Not everyone at that level earns such amounts year in and out. Many might be selling a business they built over many decades. Some could have seen have a windfall.

Whatever the case, though, the wealthy find ways to lower their technical burden.

Results of influence

On the lowest end of that wealthiest group is the return showing “only” $10 million in income a year. Everything below $500,000 is supposed to be taxed at lower rates, leaving $9.5 million—95% of all the money they make—at the 37% tax rate. Even if everything under $500,000 was exempt from tax, the filers would on the hook for a 35.2% effective tax rate.

As income soars over that $10 million number, the portion coming under the 37% tax bracket you’d think would move beyond 95% and start approaching 100%.

And yet, according to IRS figures, for the wealthiest category of return, only 58.5% of the income is in the 37% tax rate.

The reason owes to all the ways the tax codes favor the wealthy. Get income from investments and suddenly the rates drop to between 15% and 28%, because that’s capital gains and Congress has decided to provide the wealthy with an incentive to invest their money. As though they wouldn’t invest it if taxes were higher.

Channel investment income through the kids, report it on your taxes, and the rate is 10%. Have a business and you can put family members on the payroll at much lower interest rates and then claim the salaries and perks as business expenses that reduce the taxes the business owes.

Or own parts of businesses that lose money on paper through accounting rules, if not in terms of cash, and you create losses to reduce your obligations even while your net worth expands.

To be fair, large portions of individual tax revenue do come from the wealthy. Returns for $500,000 and up do represent 25.5% of taxable income and 38.6% of all taxes.

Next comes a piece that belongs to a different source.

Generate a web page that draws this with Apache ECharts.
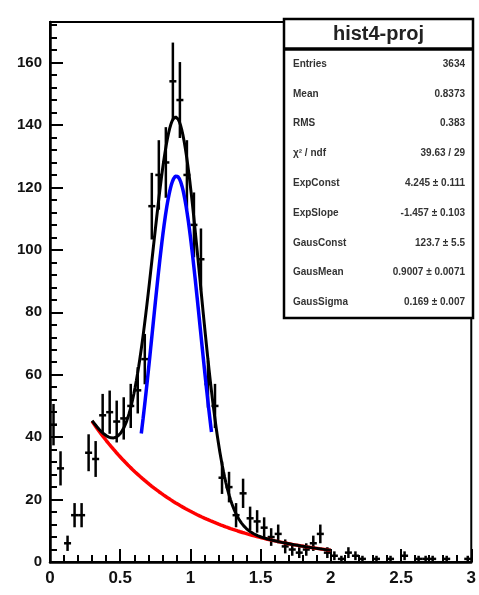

But what some argue as fair isn’t, really.

A person working a job and making $50,000 a year is in the category with the average effective tax rate of 12.1%. If that’s the tax they pay, which is significantly lower than the official 22% marginal rate, that leaves them with $43,950 to pay for everything. It’s $3,662.50 a month to cover housing, food, transportation, school loans if any, clothing, entertainment, health insurance premiums and deductibles, and everything else. What remains is the basis of savings for things like retirement.

At $10 million a year, the average effective rate of 27.6% leaves $7,240,000—$603,333.33 a month. The wealthy often cry poor but, really, how much of a burden is this 27.6%? The average lifetime earnings of a man with a bachelor’s degree is $2.19 million, according to the Social Security Administration. (For a woman, it’s $1.32 million, owing to the gender pay differential.) Within a third of a year, a person at $10 million annual income has already bested those lifetime earnings averages. The resources and possibilities are mind-numbing.

Double the total taxes for local, state, and who knows what else, and the amount left still tops $300,000 a month. Now it takes a full nine months to beat the average lifetime earnings of a college graduate. Brutal.

When listening to discussions about taxes, remember that even a progressive tax system and high marginal rates aren’t everything they appear to be.